Ama onu esir alanlar sözlerini tutmadılar.

29 Haziran 1072′de gözlerine mil çekilerek kör edildi. Saçları kesilip Kınalıada’daki (Proti) bir manastıra kapatıldı. Gözüne mil çekilirken açılan yaraların sebep olduğu enfeksiyon sonucu, bir hafta sonra da öldü.

KANUNİ VE 8′İNCİ HENRY

Ne dersiniz? Okullarda hepimiz Alp Arslan’ın Romen Diyojen’i yenip esir ettiğini tarih derslerinde öğrendik.

Acaba kaçımız Romen Diyojen’in Bizanslılar tarafından kör edilip, öldürüldüğünü biliyoruz?
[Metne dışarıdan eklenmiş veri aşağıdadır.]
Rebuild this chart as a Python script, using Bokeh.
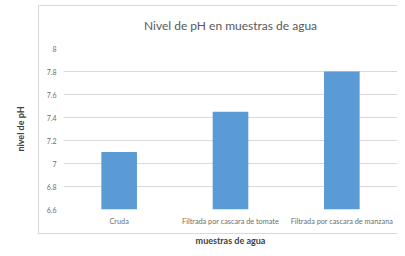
from bokeh.plotting import figure
from bokeh.models import Range1d, FixedTicker, InlineStyleSheet
from bokeh.embed import file_html
from bokeh.resources import INLINE

categories = ["Cruda", "Filtrada por cascara de tomate", "Filtrada por cascara de manzana"]
ph_values = [7.1, 7.45, 7.8]
y_ticks = [6.6, 6.8, 7.0, 7.2, 7.4, 7.6, 7.8, 8.0]
y_tick_labels = {6.6: "6.6", 6.8: "6.8", 7.0: "7", 7.2: "7.2", 7.4: "7.4", 7.6: "7.6", 7.8: "7.8", 8.0: "8"}

FONT = "Lato"

box_css = InlineStyleSheet(css="""
:host::after {
  content: '';
  position: absolute;
  left: 38px; top: 5px; right: 0px; bottom: 14px;
  border: 1px solid #d9d9d9;
  border-right: none;
  pointer-events: none;
}
""")

p = figure(x_range=categories, y_range=Range1d(6.6, 8.0), width=397, height=248,
           output_backend="svg", toolbar_location=None,
           min_border_left=63, min_border_right=0, min_border_top=46, min_border_bottom=38,
           title="Nivel de pH en muestras de agua", stylesheets=[box_css])

p.vbar(x=categories, top=ph_values, bottom=6.6, width=0.32, fill_color="#5b9bd5", line_color=None)

p.title.align = "center"
p.title.text_font = FONT
p.title.text_font_size = "12px"
p.title.text_font_style = "normal"
p.title.text_color = "#595959"
p.title.standoff = 31
p.title.offset = -5

p.outline_line_color = None
p.background_fill_color = "white"
p.border_fill_color = "white"

p.xgrid.grid_line_color = None
p.ygrid.grid_line_color = "#d9d9d9"
p.ygrid.grid_line_width = 1

p.yaxis.ticker = FixedTicker(ticks=y_ticks)
p.yaxis.major_label_overrides = y_tick_labels
for ax in (p.xaxis, p.yaxis):
    ax.axis_line_color = None
    ax.major_tick_line_color = None
    ax.minor_tick_line_color = None
    ax.major_tick_out = 0
    ax.major_tick_in = 0
    ax.minor_tick_out = 0
    ax.minor_tick_in = 0
    ax.major_label_text_font = FONT
    ax.major_label_text_font_size = "7px"
    ax.major_label_text_color = "#6e6e6e"
    ax.axis_label_text_font = FONT
    ax.axis_label_text_font_size = "9px"
    ax.axis_label_text_font_style = "bold"
    ax.axis_label_text_color = "#404040"

p.xaxis.major_label_text_font_size = "7.3px"
p.yaxis.axis_label = "nivel de pH"
p.xaxis.axis_label = "muestras de agua"
p.yaxis.major_label_standoff = 7
p.xaxis.major_label_standoff = 7
p.yaxis.axis_label_standoff = 18
p.xaxis.axis_label_standoff = 6

open("out.html", "w").write(file_html(p, INLINE))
Gazetelerdeki haberlere göre bir vatandaş da, 1553 yılında oğlu Şehzade Mustafa’yı katleden Kanuni hakkında savcılığa suç duyurusunda bulunmuş. Acaba aynı dönemde (1536) Anne Boleyn’in boynunu kestiren İngiltere Kralı 8′inci Henry için de benzer bir girişimde bulunuldu mu o ülkede? Bunun gibi 1536′da İspanya’da Engizisyon’un (Inquisition) ve dinlerini gizleyenlerin diri diri yakılmalarının (Auto-da- fe) başlatılması da, yargı önüne getirildi mi?

Ne dersiniz? Gelecek kuşaklar “Cemaat” denilince “Hizmet”i mi yoksa “Örgüt”ü mü anlayacaklar?